March brought more mixed results to the Midwest, with the American Institute of Architects Architectural Billings Index indicating that demand for architectural services rose, albeit modestly, for the fifth consecutive month, with the Midwest leading all regions in the Index's New Project Inquiry Index.

The Billings Index, which addresses non-residential construction, is regarded as a bellwether of sorts for future spending on hard construction nine to 12 months in the future. AIA attributes growth in March to increasing numbers of commercial developments.

We are starting to hear more about improving conditions in the marketplace, with a greater sense of optimism that there will be greater demand for design services,” says AIA Chief Economist Kermit Baker, who nonetheless notes that “progress is likely to be measured in inches rather than miles for the next few months.”

So, there's a glimpse of the future for you, though it's worth noting that while demand for architectural services grew in March, it was not as strong as in February.

A glimpse at the recent past isn't as pretty, with the Associated General Contractors of America reporting that construction employment stalled in all but 12 states in March.
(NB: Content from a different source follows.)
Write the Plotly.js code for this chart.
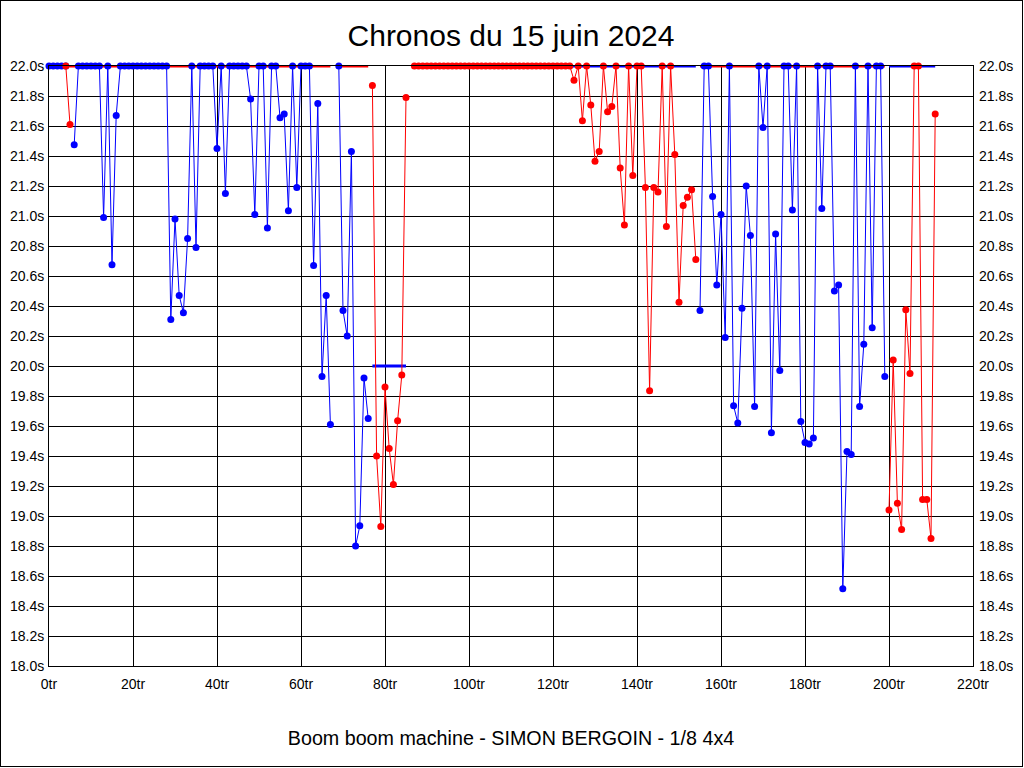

Ohio was the biggest loser, having shed 7,000 construction-related jobs from a month earlier, with Illinois and Wisconsin trailing right behind it, shedding 5,000 and 4,500 jobs, respectively.

On a brighter note, Missouri added 2,400 jobs and Indiana 500, but not a stellar performance for the region overall.

AGC Stephen E. Sandherr laid the problem at the feet of federal lawmakers, who he says must enact long-term infrastructure measures and tax measures that provide business owners with the confidence they need to hire. “Many construction firms are hesitant to hire when they have no idea how much work will be available later this year or how much they will owe in taxes next April.”

To be continued, of course. In the meantime, keep following the zig-zags, if you can stand to.